AYER — Resident and animal owner Ruth Maxant may have to go to court with the town over a dispute related to Board of Health (BOH) stable regulations.

The point of contention is a fence that is too close to an abutting property.

On Dec. 23, Maxant received a letter from town counsel Jeffrey Blake, of Kopelman and Paige, notifying her that the town would attempt enforcement action if she does not conform to local stable regulations.

“If compliance with the regulations is not made within 10 days of the receipt of this notice, the town will take further action to enforce your compliance or seek the removal of the horses from your property,” the letter reads.

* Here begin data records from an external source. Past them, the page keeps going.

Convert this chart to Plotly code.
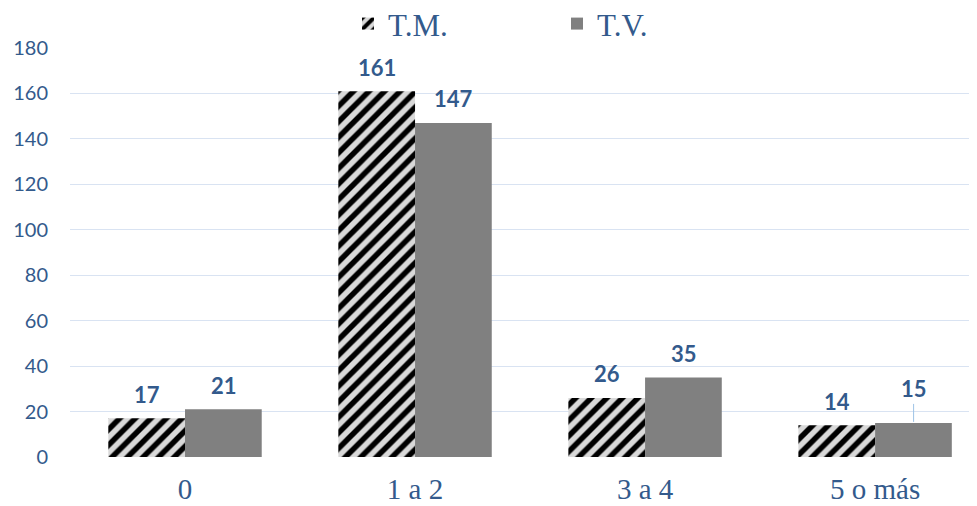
import plotly.graph_objects as go

categories = ["0", "1 a 2", "3 a 4", "5 o más"]
tm_values = [17, 161, 26, 14]
tv_values = [21, 147, 35, 15]
series_names = ["T.M.", "T.V."]
y_ticks = [0, 20, 40, 60, 80, 100, 120, 140, 160, 180]

BLUE = "#335A8C"
GRID = "#D9E3F2"

fig = go.Figure()
fig.add_trace(go.Bar(
    name=series_names[0], x=categories, y=tm_values,
    marker=dict(color="#D9D9D9", line=dict(width=0),
                pattern=dict(shape="/", fgcolor="#000000", bgcolor="#D9D9D9",
                             fgopacity=1, size=11, solidity=0.5)),
))
fig.add_trace(go.Bar(
    name=series_names[1], x=categories, y=tv_values,
    marker=dict(color="#808080", line=dict(width=0)),
))

label_font = dict(family="Lato, 'Open Sans', sans-serif", size=22, color=BLUE)
half = 38.5
for cat, v in zip(categories, tm_values):
    fig.add_annotation(x=cat, y=v, text="<b>%d</b>" % v, showarrow=False,
                       xshift=-half, yshift=24, yanchor="middle", font=label_font)
for i, (cat, v) in enumerate(zip(categories, tv_values)):
    if i == len(categories) - 1:
        fig.add_annotation(x=cat, y=v, text="<b>%d</b>" % v, showarrow=True,
                           arrowhead=0, arrowwidth=1, arrowcolor="#9DC3E6",
                           ax=0, ay=-34, standoff=1, xshift=half,
                           font=label_font)
    else:
        fig.add_annotation(x=cat, y=v, text="<b>%d</b>" % v, showarrow=False,
                           xshift=half, yshift=24, yanchor="middle", font=label_font)

# The page body has an 8px margin, so the figure is sized to fill the rest of the window.
fig.update_layout(
    width=969, height=498,
    margin=dict(l=62, r=0, t=40, b=49, autoexpand=False),
    paper_bgcolor="white", plot_bgcolor="white",
    barmode="group", bargap=0.333, bargroupgap=0,
    showlegend=True,
    legend=dict(orientation="h", x=0.3065, xanchor="left",
                yref="container", y=0.968, yanchor="middle",
                font=dict(family="'Liberation Serif', 'Times New Roman', serif",
                          size=31, color=BLUE),
                entrywidth=164, itemsizing="constant", traceorder="normal"),
    xaxis=dict(range=[-0.5, 3.443], showgrid=False, zeroline=False,
               showline=False, ticks="", automargin=False,
               ticklabelstandoff=12,
               tickfont=dict(family="'Liberation Serif', 'Times New Roman', serif",
                             size=29, color=BLUE)),
    yaxis=dict(range=[0, 180], tickvals=y_ticks, showgrid=True, gridcolor=GRID,
               gridwidth=1, zeroline=False, showline=False, ticks="",
               automargin=False, ticklabelstandoff=21,
               tickfont=dict(family="Lato, 'Open Sans', sans-serif", size=20, color=BLUE)),
)

fig.write_html("out.html")
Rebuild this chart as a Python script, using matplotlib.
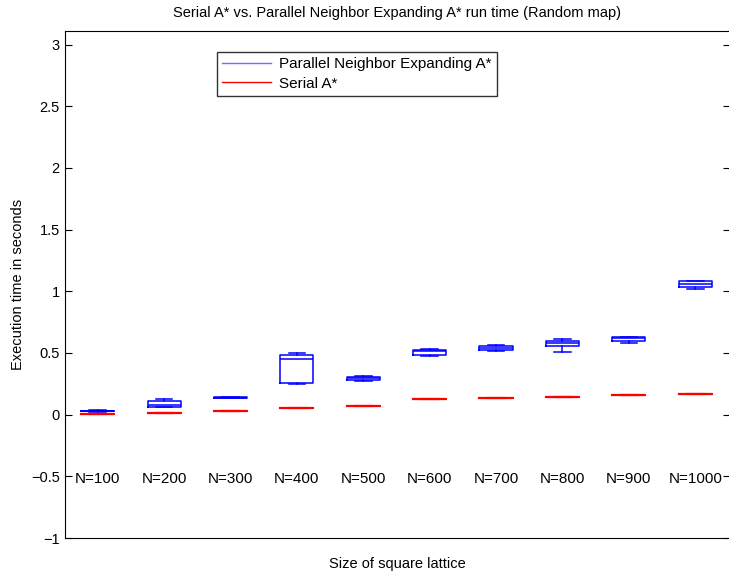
import numpy as np
import matplotlib.pyplot as plt

plt.rcParams['font.family'] = ['Liberation Sans', 'DejaVu Sans']

labels = ['N=100', 'N=200', 'N=300', 'N=400', 'N=500', 'N=600', 'N=700', 'N=800', 'N=900', 'N=1000']

# parallel neighbor expanding A* box stats (seconds)
par_lo = [0.025, 0.060, 0.132, 0.252, 0.274, 0.478, 0.512, 0.507, 0.582, 1.020]
par_q1 = [0.027, 0.066, 0.134, 0.260, 0.282, 0.480, 0.523, 0.558, 0.596, 1.037]
par_med = [0.030, 0.075, 0.138, 0.453, 0.300, 0.518, 0.542, 0.577, 0.622, 1.061]
par_q3 = [0.033, 0.110, 0.141, 0.485, 0.309, 0.528, 0.558, 0.596, 0.628, 1.083]
par_hi = [0.035, 0.126, 0.143, 0.501, 0.312, 0.530, 0.566, 0.612, 0.630, 1.085]

# serial A* (no spread)
ser = [0.009, 0.014, 0.033, 0.058, 0.071, 0.128, 0.131, 0.144, 0.161, 0.166]

pos = np.arange(1, len(labels) + 1)

fig = plt.figure(figsize=(7.29, 5.72), dpi=100)
ax = fig.add_axes([0.0885, 0.0594, 0.9125, 0.8864])

stats_p = []
for i in range(len(labels)):
    stats_p.append(dict(whislo=par_lo[i], q1=par_q1[i], med=par_med[i],
                        q3=par_q3[i], whishi=par_hi[i], fliers=[]))
stats_s = []
for v in ser:
    stats_s.append(dict(whislo=v, q1=v, med=v, q3=v, whishi=v, fliers=[]))

blue = dict(color='#0000ff', linewidth=1.1)
ax.bxp(stats_p, positions=pos, widths=0.5, boxprops=blue, whiskerprops=blue,
       capprops=blue, medianprops=blue, capwidths=0.25, manage_ticks=False)
red = dict(color='#ff0000', linewidth=1.5)
ax.bxp(stats_s, positions=pos, widths=0.5, boxprops=red, whiskerprops=red,
       capprops=red, medianprops=red, capwidths=0.25, manage_ticks=False)

for p, lab in zip(pos, labels):
    ax.text(p, -0.52, lab, ha='center', va='center', fontsize=11)

ax.set_xlim(0.5, 10.52)
ax.set_ylim(-1, 3.11)
ax.set_yticks(np.arange(-1, 3.01, 0.5))
ax.set_yticklabels(['\u22121', '\u22120.5', '0', '0.5', '1', '1.5', '2', '2.5', '3'])
ax.set_xticks([])
ax.tick_params(axis='y', direction='in', right=True, labelsize=10.5, length=5)

ax.set_title('Serial A* vs. Parallel Neighbor Expanding A* run time (Random map)',
             fontsize=10.5, pad=10)
ax.set_xlabel('Size of square lattice', fontsize=10.5, labelpad=14)
ax.set_ylabel('Execution time in seconds', fontsize=10.5)

h1, = ax.plot([], [], color='#7070ff', linewidth=1)
h2, = ax.plot([], [], color='#ff0000', linewidth=1)
leg = ax.legend([h1, h2], ['Parallel Neighbor Expanding A*', 'Serial A*'],
                loc='upper left', bbox_to_anchor=(0.229, 0.9586), fontsize=11,
                frameon=True, fancybox=False, edgecolor='black',
                borderpad=0.35, labelspacing=0.35, handlelength=3.2,
                handletextpad=0.5, borderaxespad=0)
leg.get_frame().set_linewidth(1.0)

plt.savefig('out.png', dpi=100)
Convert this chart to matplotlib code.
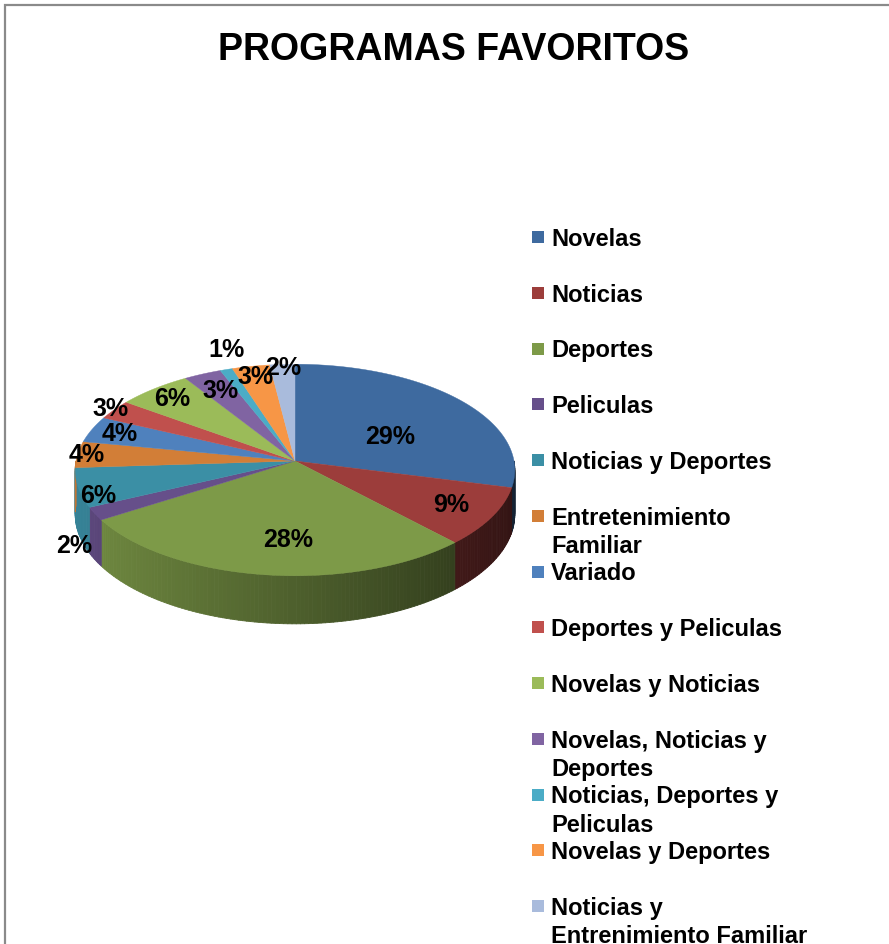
import numpy as np
import matplotlib
matplotlib.use("Agg")
import matplotlib.pyplot as plt
from matplotlib.patches import Polygon, Rectangle
from matplotlib.collections import PolyCollection
from matplotlib.colors import to_rgb

# ---- data ----
categories = ["Novelas", "Noticias", "Deportes", "Peliculas", "Noticias y Deportes",
              "Entretenimiento\nFamiliar", "Variado", "Deportes y Peliculas",
              "Novelas y Noticias", "Novelas, Noticias y\nDeportes",
              "Noticias, Deportes y\nPeliculas", "Novelas y Deportes",
              "Noticias y\nEntrenimiento Familiar"]
values = [29, 9, 28, 2, 6, 4, 4, 3, 6, 3, 1, 3, 2]
title = "PROGRAMAS FAVORITOS"

# ---- styles ----
colors = ["#3E6A9F", "#9C3D3B", "#7D9A48", "#664F8A", "#3B8FA5", "#D27E37",
          "#4F81BD", "#C0504D", "#9BBB59", "#8064A2", "#4BACC6", "#F79646", "#A9BBDC"]
label_r = [0.50, 0.80, 0.71, 1.10, 0.91, 0.96, 0.86, 1.02, 0.86, 0.79, 1.21, 0.88, 0.96]
label_dt = [-9.8, 0, 4.8, 0, 0, 0, 0, 0, 0, 0, -3.2, 0, 0]   # degrees
label_drop = [0, 0, 0, 0.6, 0.25, 0, 0, 0, 0, 0, 0, 0, 0]

W, H = 889, 944
fig = plt.figure(figsize=(W / 100, H / 100), dpi=100)
ax = fig.add_axes([0, 0, 1, 1])
ax.set_xlim(0, W)
ax.set_ylim(H, 0)
ax.axis("off")

FAM = "Liberation Sans"

# pie geometry (pixel space)
cx, cy = 295, 461
a, b = 219, 105
p = 0.085
d = 44


def proj(r, t):
    u, v = r * np.cos(t), r * np.sin(t)
    s = 1.0 / (1.0 + p * v)
    return cx + a * u * s, cy - b * v * s


def depth(r, t):
    v = r * np.sin(t)
    return d / (1.0 + p * v)


total = float(sum(values))
frac = np.array(values) / total
ends = np.pi / 2 - 2 * np.pi * np.cumsum(frac)
starts = np.concatenate([[np.pi / 2], ends[:-1]])

# side walls (front half only)
polys, pcols = [], []
for i in range(len(values)):
    t0, t1 = starts[i], ends[i]  # t0 > t1
    lo, hi = max(t1, -np.pi), min(t0, 0.0)
    if hi <= lo:
        continue
    n = max(2, int(np.degrees(hi - lo)) + 1)
    ts = np.linspace(hi, lo, n + 1)
    base = np.array(to_rgb(colors[i]))
    for k in range(n):
        ta, tb = ts[k], ts[k + 1]
        xa, ya = proj(1, ta)
        xb, yb = proj(1, tb)
        da, db = depth(1, ta), depth(1, tb)
        polys.append([(xa, ya), (xb, yb), (xb, yb + db), (xa, ya + da)])
        um = np.cos((ta + tb) / 2)
        f = np.clip(0.62 - 0.30 * um, 0.3, 0.95)
        pcols.append(tuple(base * f))
pc = PolyCollection(polys, facecolors=pcols, edgecolors=pcols, linewidths=0.6, zorder=1)
ax.add_collection(pc)

# top faces
for i in range(len(values)):
    ts = np.linspace(starts[i], ends[i], max(3, int(np.degrees(starts[i] - ends[i]) * 2)))
    pts = [(cx, cy)] + [proj(1, t) for t in ts]
    ax.add_patch(Polygon(pts, closed=True, facecolor=colors[i], edgecolor=colors[i],
                         linewidth=0.3, zorder=2))

# percentage labels
for i, v in enumerate(values):
    tm = (starts[i] + ends[i]) / 2 + np.radians(label_dt[i])
    x, y = proj(label_r[i], tm)
    y += label_drop[i] * d
    ax.text(x, y, f"{v / total * 100:.0f}%", ha="center", va="center",
            fontsize=18, fontweight="bold", family=FAM, color="black", zorder=5)

# title
ax.text(454, 50, title, ha="center", va="center", fontsize=27,
        fontweight="bold", family=FAM, color="black")

# legend
lx, ly0, step, lstep = 532, 237, 55.75, 28
for i, lab in enumerate(categories):
    y = ly0 + i * step
    ax.add_patch(Rectangle((lx, y - 6), 12, 12, facecolor=colors[i], edgecolor="none"))
    for j, line in enumerate(lab.split("\n")):
        ax.text(551, y + j * lstep, line, ha="left", va="center_baseline",
                fontsize=17, fontweight="bold", family=FAM, color="black")

# chart frame (cut off at right and bottom)
ax.plot([4.5, 4.5, W + 5], [H + 5, 4.5, 4.5], color="#8a8a8a", lw=1.6,
        clip_on=False, solid_joinstyle="miter")

fig.savefig("out.png", dpi=100)
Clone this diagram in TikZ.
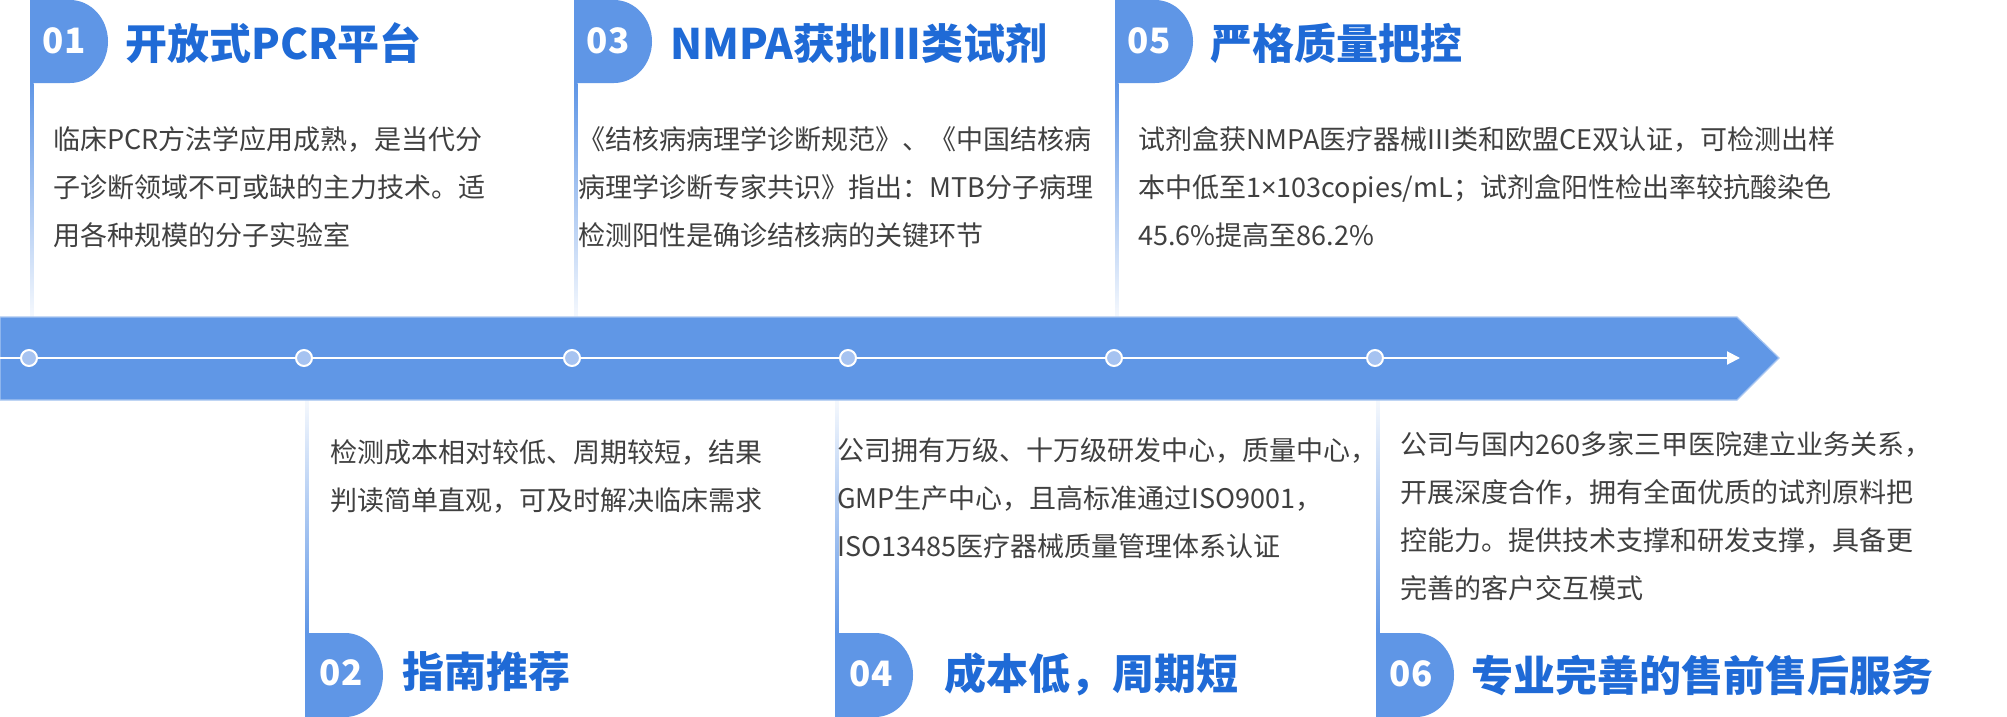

Maxant does not have a stable license, which is granted by the BOH to local horse owners with compliant stable facilities.

Currently, she owns three horses housed in the barn at 17 Taft St., along with a number of goats, chickens and ducks. The horses include a pony named Angel, a retired police horse named Dakota and an older black horse named Black Magic that is going blind. All of the horses are retired, being at least 20 years old. The oldest is in its 30s, she said.

Maxant’s property is over five acres in size, she said, and was used for horses in the 1950s. The current barn was built in 1958. Maxant moved back to the property in 2000, when she began using it as a farm again.

The BOH began holding meetings with Maxant after receiving a complaint from neighbors in August 2005 objecting to goats that had invaded their property.

Health board members asked Maxant to provide them with a manure management plan and a plot plan to ascertain the location of the fence relative to the property line.

During a meeting with the board on Dec. 12, Maxant stated that she could not and would not move her fence 30 feet back to comply with town regulations.

When reached for comment later, Maxant said her main concern is that neighbors who made the complaint might begin to encroach upon her property. They had done so before, according to Maxant. When she built the fence in 2000, she built it through a sandbox placed on her land, she said.

There were issues with a post marking the property line as well, she said, which had been moved by persons unknown. Maxant hired a surveyor to replace the lot line marker.

Maxant is discussing her case with town counsel, and may be able to reach a compromise before court proceedings ensue. Currently under discussion is installment of a second, electrified fence 30 feet inside the current one.

This would make Maxant’s property conform with stable regulations that require that horse paddocks be enclosed no more than 30 feet from a lot line, while allowing Maxant to maintain her current fence along her property line.